Роту суждено было недолго оставаться венским студентом. В 1914 году он, как и многие его ровесники, добровольцем уходит на войну — с тем чтобы вернуться уже в новую страну и новую Вену. И подобно множеству своих соплеменников с восточных окраин, бежавших в столицу от ужасов войны и погромов, оказывается в послевоенном городе лишним. Еврейским беженцам отказывают в австрийском гражданстве. Многие вынуждены возвращаться. И первое, что приходится сделать Роту, это начать обивать пороги контор, чтобы всеми правдами и неправдами выхлопотать себе австрийский паспорт. Сквозной лейтмотив его книги — «борьба за бумаги, борьба с бумагами» — это реальность, через которую прошел он сам и тысячи восточноевропейских евреев. Получить паспорт можно лишь с помощью немыслимых ухищрений — к примеру, если еврей сумеет сочинить корректную, по возможности нееврейскую автобиографию и доказать чиновникам, что это правда. Так в анкетах Рота исчезает первое имя «Мозес» и начинается бурное мифотворчество, которым писатель увлекался всю жизнь и которое навсегда осложнило работу его биографов…

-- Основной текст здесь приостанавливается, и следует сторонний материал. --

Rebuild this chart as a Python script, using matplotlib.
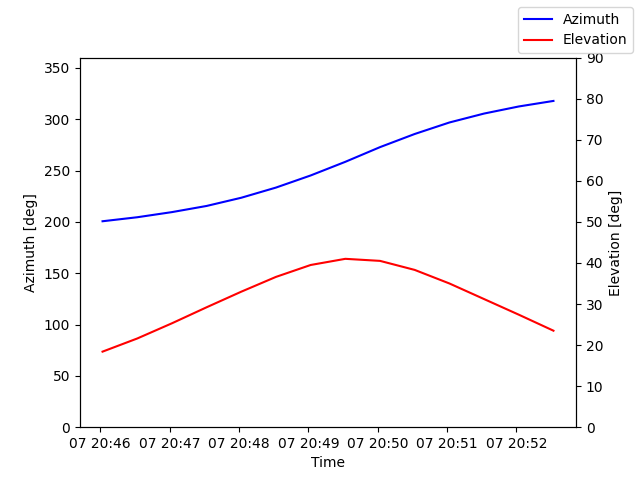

После нескольких лет венской жизни Рот вновь снимается с места. К тому времени он уже женат на Фридль и научился худо-бедно зарабатывать журналистикой. Работа в недавно основанной социал-демократом Бенно Карпелесом венской газете с программным названием «Новый день» («Der neue Tag») позволила ему набить руку. Его колонка «Венские приметы» — это собрание коротких этюдов о голодном, истерзанном инфляцией городе. Угловатыми стремительными фразами, в нервно пульсирующем ритме, автор набрасывает сценки из уличной жизни и портреты жителей города. Закрытие газеты, не сумевшей продержаться на плаву дольше года, служит толчком для очередного отъезда. Теперь все дороги ведут в Берлин, где бурлит культурная жизнь и куда еще не успела добраться инфляция.